Furie assets: $18 million cleaner
Steve Sutherlin for Petroleum News
A stipulation between Furie Operating Alaska LLC and Shelf Drilling Offshore Resources Limited II, to reclassify an $18,828,456.03 claim against Furie and its related Chapter 11 debtors, represents a solid step toward clearing up liens for Furie’s proposed asset sale to Hex LLC.
The order, which approved reclassifying Shelf’s secured claims as general unsecured claims, was signed April 15 by Judge Laurie Selber Silverstein and filed in the U.S Bankruptcy Court for the District of Delaware.
The stipulation said Shelf has determined that it will not contest that it does not have any security interests or other secured claims or liens against any of the debtors or the debtors’ estates.
Shelf filed proofs of claims on Dec. 4 against the debtors, and Furie responded with an adversary complaint Feb. 14 declaring that Shelf’s alleged liens against the debtor’s estates were not valid.
Selber Silverstein will hear the details of the proposed asset sale to Anchorage-based Hex in a May 8 omnibus hearing in Delaware.
Furie contracted with Shelf for use of the Randolph Yost jack-up drilling rig, which sailed from Singapore on the purpose-built semi-submersible heavy-lift vessel Tai An Kou, reaching Alaska March 2016 in Kachemak Bay.
Furie said the Randolph Yost rig - bigger and more powerful than the Spartan - could more easily be cantilevered over Furie’s Julius R natural gas production platform for development drilling.

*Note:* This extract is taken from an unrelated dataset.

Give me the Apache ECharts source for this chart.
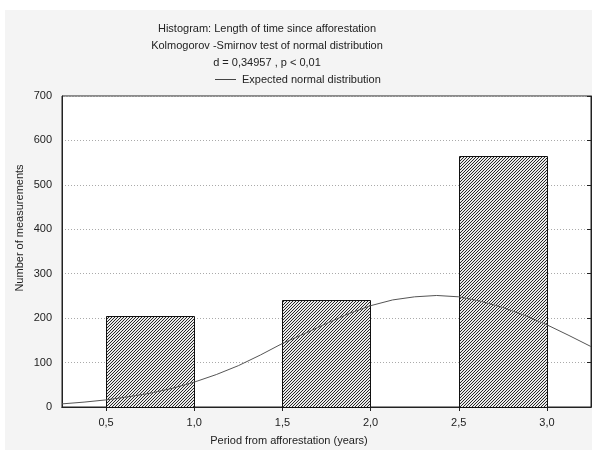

The larger rig allowed the company to eliminate costly supply runs by accommodating more materials on site.
Furie had planned to use the rig to target potential oil accumulations below the Tertiary strata in Cook Inlet.
The Randolph Yost is currently stored at the Offshore Systems OSK Dock in Nikiski.
In addition to the Julius R platform, the Furie assets include the offshore Cook Inlet Kitchen Lights unit, an onshore processing facility, and related pipelines.